Rachel the Piggy Bank
Pike St, Seattle, Washington, USA
Rachel is a brassy bit of bacon. She’s stood on the corner of Pike Place, underneath the Public Market sign since 1986. But she’s done more than stand and hog the pavement. She’s collected. Rachel is a piggy bank. You rub her snout for good luck, and you drop your loose change through the slot in her back. People have been saving their bits of loose change for centuries. For hundreds of years worth of rainy days. Back in the Middle Ages, money was often stored in a clay pot called a pygg. Over the years, these jars and pots gradually took the shape of their namesake, the pig. And hence, the Piggy Bank. But the money put inside Rachel isn’t for a rainy day. It’s for charity. The Pike Place Market Foundation. Rachel was created by Washington artist Georgia Gerber and was named after a pig that had won a local fair the year before. And in the time she’s been there, it’s estimated Rachel has collected over $200,000 for the Foundation.
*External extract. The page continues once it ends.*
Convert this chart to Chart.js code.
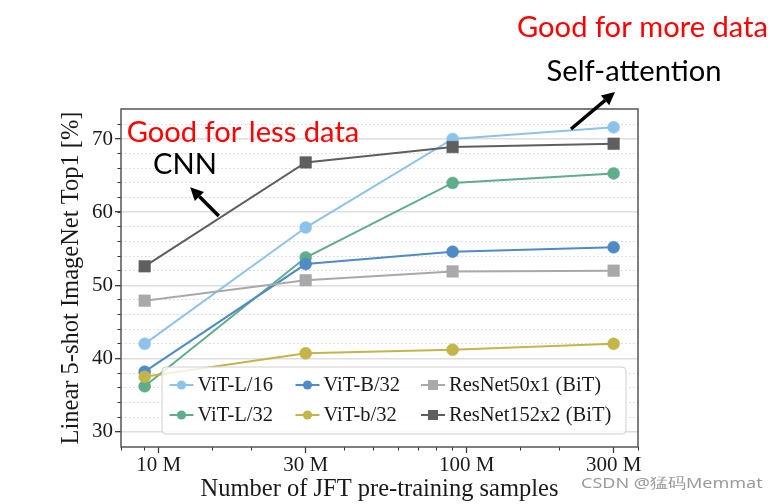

The Foundation works to support people in the area on low incomes. It runs a pre-school, a clinic, a food bank, and a centre for senior citizens. Which makes Rachel a pretty important part of the community. A community that not too long ago was joined by another statuesque swine in the shape of Rachel’s cousin, Billie the Pig. Billie was also created by Georgia Gerber, and sits on Western Avenue, at the foot of the Hillclimb.